Photo by Sue Misao

File photo by Sue Misao



A bill designed to expand opportunities for people to ride off-road vehicles by clarifying rules about opening roads to their use and requiring registration tags and safety features such as headlights and mirrors passed the state House and Senate by wide margins on Saturday (June 29). The last-minute vote came as the legislators were working on the budget in Special Session.

The bill passed by the Legislature keeps roads closed to all-terrain vehicles (ATVs, also known as ORVs) unless counties and towns allow them, rather than requiring the municipalities to restrict ATV use, as in a previous version of the bill.

That version had appeared headed for passage in March but failed to get a vote after efforts to negotiate an exemption for the Methow faltered.

The bill allows people over the age of 16 (an amendment raised the age limit from 13) to operate ORVs on any state highway with a speed limit of 35 mph or lower – if the local municipality opens the road to ATV use. Riders under 16 must be accompanied by a supervising adult.

ORV rider groups are not sure if the legislation would be beneficial to their members and some have opposed additional license and registration requirements, according to Spencer King, president of the North Central ATV Club.

King said he thought the bill was dead and was very surprised that it came up for a vote at the end of June.

Some provisions of the bill depend on the population of counties and towns. In counties with a population over 15,000, such as Okanogan, before ATVs can be operated on roadways, local officials must specifically authorize their use. Counties with a population under 15,000 can designate certain roads as unsuitable for ATVs.

In cities and towns, streets would be closed to ATVs unless local governments authorize their use, but the local rules cannot be less strict than the overall state regulations.

Towns with a population under 3,000 – such as Twisp and Winthrop – can declare streets suitable for ATVs.

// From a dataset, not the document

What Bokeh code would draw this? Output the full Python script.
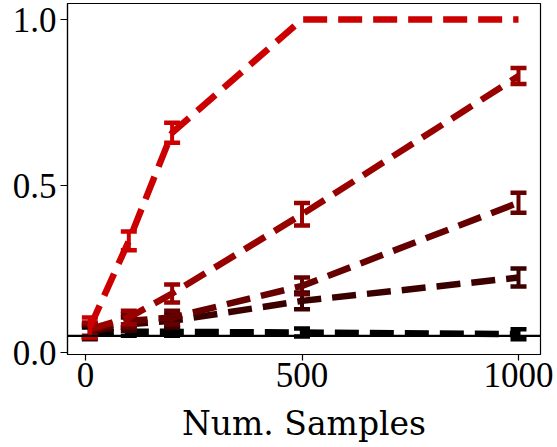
from bokeh.plotting import figure
from bokeh.models import Span, FixedTicker, Range1d
from bokeh.embed import file_html
from bokeh.resources import INLINE

# ---- data ----
samples = [10, 100, 200, 500, 1000]
series_names = ["s1", "s2", "s3", "s4", "s5"]
series_colors = ["#cc0000", "#990000", "#660000", "#3a0000", "#000000"]
s1 = [0.075, 0.335, 0.66, 1.0, 1.0]
s1_err = [0.03, 0.028, 0.03, 0.0, 0.0]
s2 = [0.07, 0.105, 0.177, 0.415, 0.83]
s2_err = [0.02, 0.02, 0.027, 0.034, 0.024]
s3 = [0.065, 0.095, 0.105, 0.2, 0.45]
s3_err = [0.02, 0.02, 0.02, 0.025, 0.03]
s4 = [0.06, 0.085, 0.095, 0.155, 0.225]
s4_err = [0.02, 0.02, 0.02, 0.025, 0.027]
s5 = [0.06, 0.062, 0.062, 0.06, 0.055]
s5_err = [0.015, 0.012, 0.012, 0.012, 0.015]
baseline = 0.05
x_ticks = [0, 500, 1000]
y_ticks = [0.0, 0.5, 1.0]
y_tick_labels = {0.0: "0.0", 0.5: "0.5", 1.0: "1.0"}
x_label = "Num. Samples"

values = [s1, s2, s3, s4, s5]
errors = [s1_err, s2_err, s3_err, s4_err, s5_err]

p = figure(width=557, height=445, output_backend="svg", toolbar_location=None,
           x_range=Range1d(-41.6, 1050.8), y_range=Range1d(-0.006, 1.048),
           min_border_left=67, min_border_right=17, min_border_top=3,
           min_border_bottom=90)
p.background_fill_color = "white"
p.border_fill_color = "white"
p.grid.visible = False
p.outline_line_color = "black"
p.outline_line_width = 1.2

tick_font = "Liberation Serif"
for ax in (p.xaxis[0], p.yaxis[0]):
    ax.major_label_text_font = tick_font
    ax.major_label_text_font_size = "35px"
    ax.major_label_text_color = "black"
    ax.axis_line_color = "black"
    ax.axis_line_width = 1.2
    ax.major_tick_line_color = "black"
    ax.major_tick_line_width = 1.2
    ax.major_tick_in = 0
    ax.minor_tick_line_color = None

p.xaxis.ticker = FixedTicker(ticks=x_ticks)
p.yaxis.ticker = FixedTicker(ticks=y_ticks)
p.yaxis.major_label_overrides = y_tick_labels
p.xaxis.major_tick_out = 6
p.yaxis.major_tick_out = 7
p.xaxis.major_label_standoff = 2
p.yaxis.major_label_standoff = 4
p.xaxis.axis_label = x_label
p.xaxis.axis_label_text_font = "DejaVu Serif"
p.xaxis.axis_label_text_font_size = "33px"
p.xaxis.axis_label_text_font_style = "normal"
p.xaxis.axis_label_text_color = "black"
p.xaxis.axis_label_standoff = 14

p.add_layout(Span(location=baseline, dimension="width", line_color="black", line_width=2.2))

for i in reversed(range(len(values))):
    ys = values[i]
    es = errors[i]
    c = series_colors[i]
    p.line(samples, ys, line_color=c, line_width=6.5, line_dash="24 11")
    lo = [y - e for y, e in zip(ys, es)]
    hi = [y + e for y, e in zip(ys, es)]
    keep = [j for j in range(len(samples)) if es[j] > 0]
    xs_k = [samples[j] for j in keep]
    p.segment(x0=xs_k, y0=[lo[j] for j in keep], x1=xs_k, y1=[hi[j] for j in keep],
              line_color=c, line_width=4)
    p.scatter(xs_k + xs_k, [lo[j] for j in keep] + [hi[j] for j in keep], marker="dash",
              size=16, line_color=c, line_width=4.5)

open("out.html", "w").write(file_html(p, INLINE))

Primitive roads and other non-highway roads are also open to ORVs if so designated by local authorities. When driven on these roads, the vehicles do not have to be registered or modified with safety devices, unlike those operated on main highways.

Public land managers are also responsible for deciding whether to allow ORV use on their roads.

The intent of the bill is to “increase opportunities for safe, legal and environmentally acceptable motorized recreation” and to decrease unlawful or environmentally harmful use of the vehicles. It also states that the legislation will stimulate rural economies.

A requirement for licensing and display of metal tags is expected to increase the means to enforce lawful use of ORVs. The initial metal tag will cost $18 and must be renewed every seven years for an additional $2.  Law-enforcement officers may issue infractions if there is evidence of unlawful behavior, even if the officer did not witness it.


Bipartisan success

During the House debate on the bill on Friday night (June 28), a proposal by Rep. Marcus Riccelli (D-Spokane) to create an exemption for the Methow was withdrawn after Rep. Joel Kretz (R-Wauconda) said he believed the bill established good statewide policy and should not single out an individual region.

Before taking a vote, the legislators hailed the bill as an example of collaboration between the off-road recreation community, environmentalists and local governments to craft a successful bill that will minimize conflicts between motorized and non-motorized recreationists.

Although the bill passed with wide bipartisan support – 81 to 11 in the House, and 39 to 5 in the Senate – people who have opposed opening roads in the Methow to ATVs mobilized over the weekend in an effort to persuade the governor to veto the bill.

Erika Stephens, who had to call the sheriff in May to deal with a man who trespassed on her property on his ATV and then lost control of the vehicle, organized an online petition that says, “to allow ATVs access to public roads and state lands in the Methow Valley will greatly compromise the reason why people come to enjoy our valley.”

The petition also questions the adequacy of safety provisions in the legislation. The petition received 70 signatures in less than 48 hours, said Stephens.

Although the bill’s language acknowledges that current rules and regulations for ORVs have been confusing and not standardized across the state, even those familiar with the issue were not clear on the impact if the bill becomes law.

“I printed out a copy and every time I read it, I come up with a different take on it,” said King. “We need clarification on what it means. We might have to sit down with an attorney to understand it – it’s very confusing.”

Gov. Jay Inslee has until July 22 to act on the bill. He can sign it, veto it, or veto selected sections, according to a legislative spokesperson. If it becomes law, it would take effect July 28.